Se respira un aire tenso en la última comunidad de la colina. Anoche, un comando de la Policía entró a hacer redada y se llevó a uno de los pandilleros de la clica de El Camino. Los Bravos Locos Salvatrucha entran y salen del centro juvenil sin saludarnos ni a mi ni a Gustavo, quien lleva ya un par de horas ensimismado ante un enorme rompecabezas, del cual solo despega la vista para verificar que no haya en el suelo ninguna pieza fugitiva.
En medio del caos que hay dentro de la casa aparece Hugo. Es un niño, tiene 12 años y unos ojos enormes que achina al reírse. Orbita alrededor de los pandilleros como un satélite y es una especie de protegido del El Camino.
- ¿Ajá, cerotas, quieren que me las pise?
Dice el niño a los pandilleros, y El Camino estalla en carcajadas. Segundos después, los demás pandilleros lo imitan. La broma de Hugo fue un éxito. El único que no ríe es Little Man. Está sentado en su silla, serio como una estatua. Enreda los dedos en los amuletos que le cuelgan del cuello y de pronto se levanta y se sienta a mi lado. Hablamos un rato y, luego de contarme algunas anécdotas y de intercambiar los números telefónicos, sale de la casa. Igual que ayer, viste de negro, y cuando camina por la calle principal la gente baja la mirada y apresuran el paso. Little Man camina con pasos nerviosos, balanceando el racimo de amuletos que lo anuncian con un sonido tintineante.
Mientras tanto, en la puerta del centro juvenil, dos mujeres dos se recuestan en el dintel. Me piden que llame a El Camino, y este de mala gana se levanta de su trono. Hablan un rato, como regateando.
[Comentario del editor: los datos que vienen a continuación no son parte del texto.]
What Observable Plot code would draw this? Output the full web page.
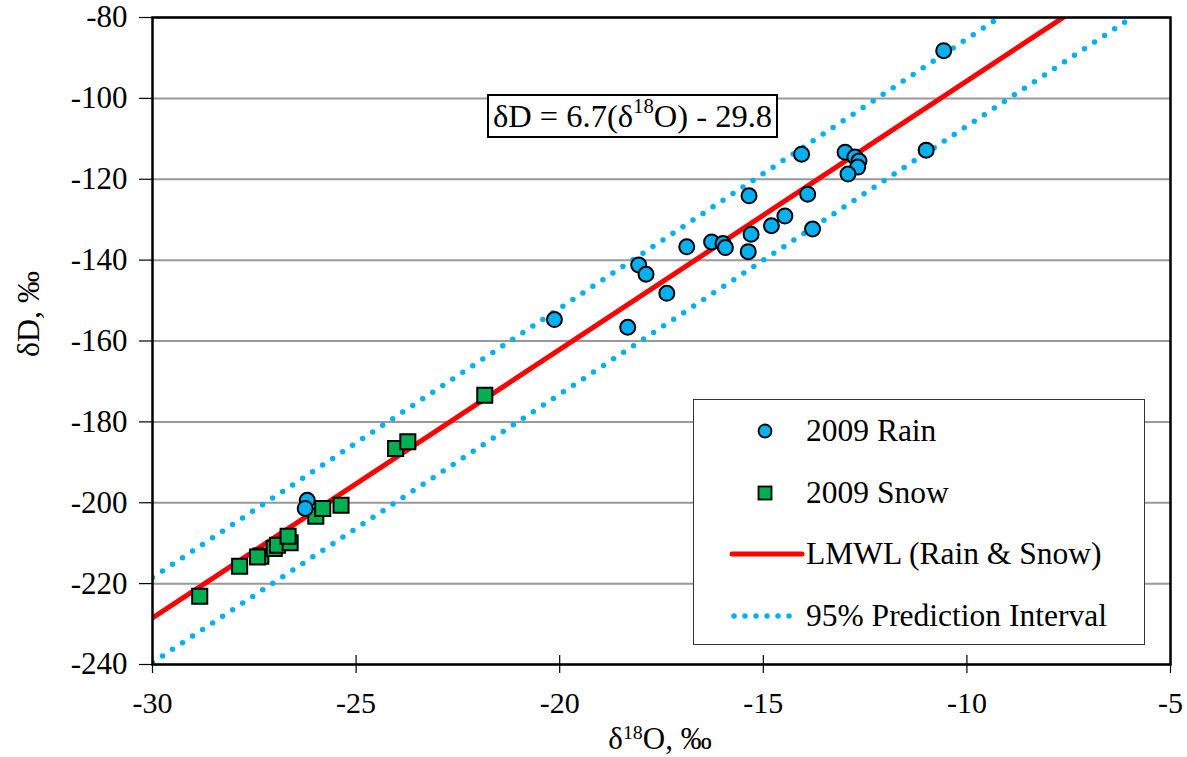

Una es joven y delgada, y dos niñas se aferran a su falda mientras una tercera camina con convicción de zombi hacia el rompecabezas de Gustavo. Sin embargo, Gustavo se resiste a compartir su tesoro y pone cara de pocos amigos. La otra mujer es gorda y varios años mayor que la primera. Luego de un rato, el monarca pandillero saca un puñado de billetes y se los da. Gustavo levanta unos segundos la vista de su juguete y me explica que son las mujeres de otros pandilleros que están ahora presos y que vienen todos los meses a pedirle dinero a El Camino. Las mujeres no se van, siguen regateando y al cabo de un momento reciben otro puñado de billetes. Ambas lo abrazan, lo besan en las mejillas y se van satisfechas con su botín. Gustavo ha terminado de armar el rompecabezas, me lo muestra orgulloso y se apresura a guardarlo en la oficina. En su cara, la sonrisa inconfundible que deja a su paso un trabajo bien hecho.
El Camino se ha quedado en la puerta. Ve a las dos mujeres alejarse con su dinero. Mete la mano a su bolsillo, mira fijamente cada una de las monedas que le quedan y se queja.
-Puta, y dicen que a los pandilleros nadie nos rentea.